Indeed, the Phenom-series CPUs are unaffected. My wife runs a 12 year old Phenom II X4, stock settings and hasn’t had any trouble with the update. Someone some pages back talked about the architecture of the FX series and how multiple cores share the same floating point modules causing cores to potentially be bottlenecked if the tasks (like spatial audio processing) relies too heavily on floating point math.

I’m assuming the Phenom II series doesn’t have that problem. Apparently a Phenom II can be put in an AM3+ socket, so I’m tempted to pick up a Phenom II X4 or X6 and “downgrade” my CPU to work around this.
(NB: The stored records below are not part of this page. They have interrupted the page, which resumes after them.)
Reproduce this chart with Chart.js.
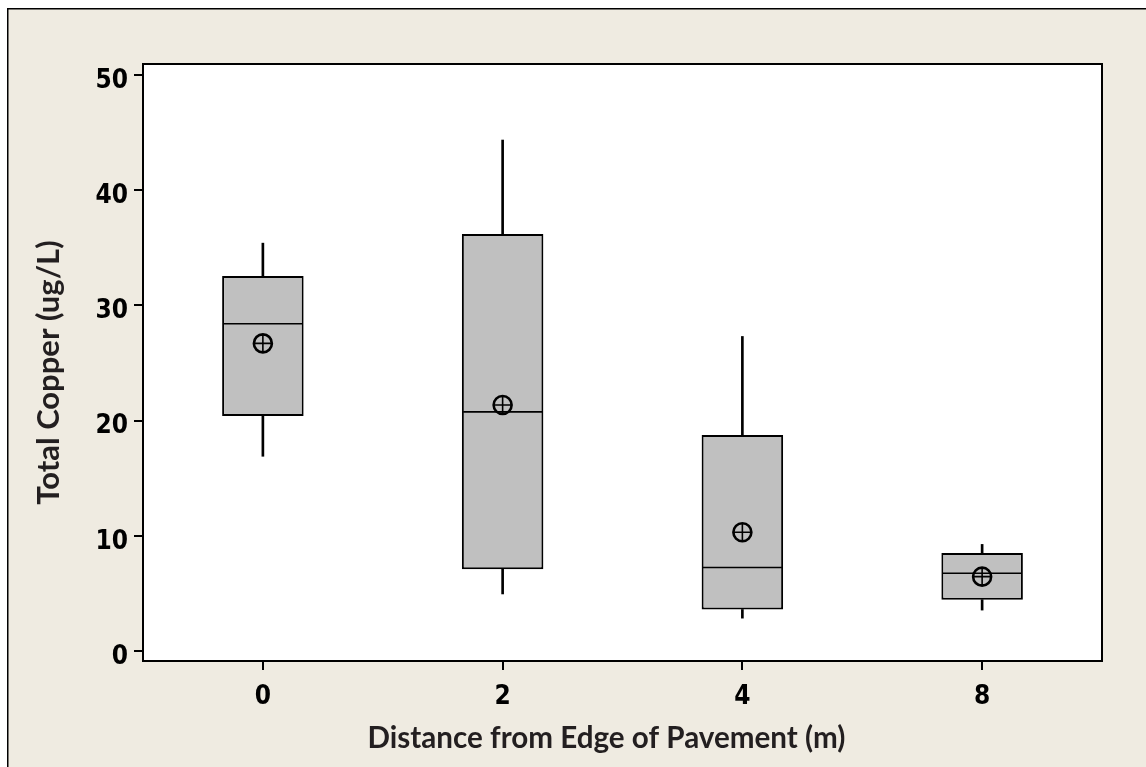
<!DOCTYPE html>
<html>
<head>
<meta charset="utf-8">
<script src="https://cdn.jsdelivr.net/npm/chart.js@4/dist/chart.umd.min.js"></script>
<style>
  html, body { margin: 0; padding: 0; background: #fff; }
  #wrap { width: 1146px; height: 767px; }
</style>
</head>
<body>
<div id="wrap"><canvas id="c" width="1146" height="767"></canvas></div>
<script>
// ---- data ----
const categories   = ['0', '2', '4', '8'];
const whiskerLow   = [16.9, 4.95, 2.85, 3.55];
const q1           = [20.4, 7.1, 3.6, 4.45];
const medians      = [28.4, 20.75, 7.25, 6.75];
const q3           = [32.55, 36.2, 18.75, 8.5];
const whiskerHigh  = [35.4, 44.35, 27.3, 9.25];
const means        = [26.7, 21.35, 10.3, 6.45];
const yTicks       = [0, 10, 20, 30, 40, 50];
const xTitle = 'Distance from Edge of Pavement (m)';
const yTitle = 'Total Copper (ug/L)';

const boxes      = categories.map((c, i) => [q1[i], q3[i]]);
const lowerWhisk = categories.map((c, i) => [whiskerLow[i], q1[i]]);
const upperWhisk = categories.map((c, i) => [q3[i], whiskerHigh[i]]);

const BG = '#efebe1';
const INK = '#000000';
const TITLE_INK = '#231f20';

const framePlugin = {
  id: 'frame',
  beforeDraw(chart) {
    const ctx = chart.ctx;
    const {left, top, right, bottom} = chart.chartArea;
    ctx.save();
    ctx.fillStyle = '#ffffff';
    ctx.fillRect(0, 0, chart.width, chart.height);
    ctx.fillStyle = BG;
    ctx.fillRect(8, 9, chart.width - 8, chart.height - 9);
    ctx.strokeStyle = INK;
    ctx.lineWidth = 1.5;
    ctx.beginPath();
    ctx.moveTo(7.75, chart.height);
    ctx.lineTo(7.75, 8.75);
    ctx.lineTo(chart.width, 8.75);
    ctx.stroke();
    ctx.fillStyle = '#ffffff';
    ctx.fillRect(left, top, right - left, bottom - top);
    ctx.restore();
  },
  afterDraw(chart) {
    const ctx = chart.ctx;
    const {left, top, right, bottom} = chart.chartArea;
    ctx.save();
    ctx.strokeStyle = INK;
    ctx.lineWidth = 2;
    ctx.strokeRect(left, top, right - left, bottom - top);

    // axis titles
    ctx.fillStyle = TITLE_INK;
    ctx.textAlign = 'center';
    ctx.textBaseline = 'alphabetic';
    ctx.font = "bold 29.6px Lato, 'Open Sans', sans-serif";
    ctx.fillText(xTitle, (left + right) / 2 - 16, bottom + 87);
    ctx.translate(left - 84, (top + bottom) / 2 + 10);
    ctx.rotate(-Math.PI / 2);
    ctx.font = "bold 31px Lato, 'Open Sans', sans-serif";
    ctx.fillText(yTitle, 0, 0);
    ctx.restore();
  }
};

const tickFont = {family: "'DejaVu Sans Condensed', 'Liberation Sans', sans-serif", weight: 'bold', size: 26};

new Chart(document.getElementById('c'), {
  type: 'bar',
  data: {
    labels: categories,
    datasets: [
      {
        type: 'line', label: 'mean-cross', data: means, showLine: false,
        pointStyle: 'cross', pointRadius: 8.5, borderColor: INK, borderWidth: 1.6,
        backgroundColor: 'transparent', order: 1
      },
      {
        type: 'line', label: 'mean', data: means, showLine: false,
        pointStyle: 'circle', pointRadius: 9, borderColor: INK, borderWidth: 2.6,
        backgroundColor: 'transparent', order: 2
      },
      {
        type: 'line', label: 'median', data: medians, showLine: false,
        pointStyle: 'line', pointRadius: 39.5, borderColor: INK, borderWidth: 1.6,
        order: 3
      },
      {
        label: 'box', data: boxes, grouped: false,
        backgroundColor: '#c0c0c0', borderColor: INK, borderWidth: 2,
        borderSkipped: false, barPercentage: 0.34, categoryPercentage: 1, order: 4
      },
      {
        label: 'upper whisker', data: upperWhisk, grouped: false,
        backgroundColor: INK, borderWidth: 0, barThickness: 2, order: 5
      },
      {
        label: 'lower whisker', data: lowerWhisk, grouped: false,
        backgroundColor: INK, borderWidth: 0, barThickness: 2, order: 5
      }
    ]
  },
  options: {
    responsive: false,
    animation: false,
    events: [],
    layout: { padding: { top: 64, right: 44, left: 0, bottom: 0 } },
    plugins: { legend: { display: false }, tooltip: { enabled: false } },
    scales: {
      x: {
        type: 'category',
        offset: true,
        afterFit(scale) { scale.height = 106; },
        border: { display: false },
        grid: { display: true, offset: false, drawOnChartArea: false, drawTicks: true,
                tickLength: 9, color: INK, lineWidth: 2 },
        ticks: { font: tickFont, color: INK, padding: 12, maxRotation: 0 },
        title: { display: false }
      },
      y: {
        type: 'linear',
        min: -0.87, max: 50.95,
        afterBuildTicks(scale) { scale.ticks = yTicks.map(v => ({ value: v })); },
        afterFit(scale) { scale.width = 143; },
        border: { display: false },
        grid: { display: true, drawOnChartArea: false, drawTicks: true,
                tickLength: 9, color: INK, lineWidth: 2 },
        ticks: { font: tickFont, color: INK, padding: 6, labelOffset: 6 },
        title: { display: false }
      }
    }
  },
  plugins: [framePlugin]
});
</script>
</body>
</html>
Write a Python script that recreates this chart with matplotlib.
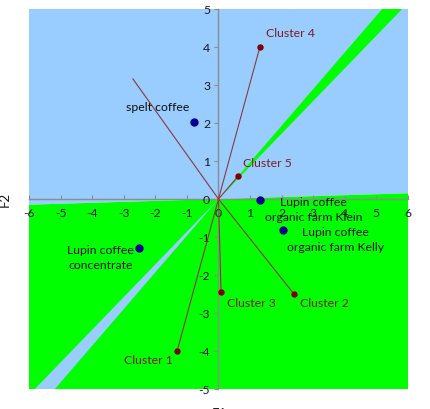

Something FX 8XXX series people might try is using motherboard settings to turn off half the cores. I tried this with my FX 4100, and while it seemed to smooth out the sound a bit, I had nowhere near enough remaining CPU bandwidth to actually run the game above single digit FPS (in fact, sometimes the sound would stutter, but the cpu was maxed at 100% at 0 FPS, meaning that 2 cores isn’t enough for the sound alone). The idea is by taking half the cores offline, the remaining cores get exclusive access to the floating point modules so that the overall pipeline no longer gets backlogged trying to schedule floating point tasks with CPU cores that are idling due to the floating point modules being maxed out.

If spatial audio with such complex processing is the future of gaming, perhaps we need advances to offload these computations to the GPU, or perhaps make some sort of audio processing module that can handle these kinds of tasks (think beefed up sound card).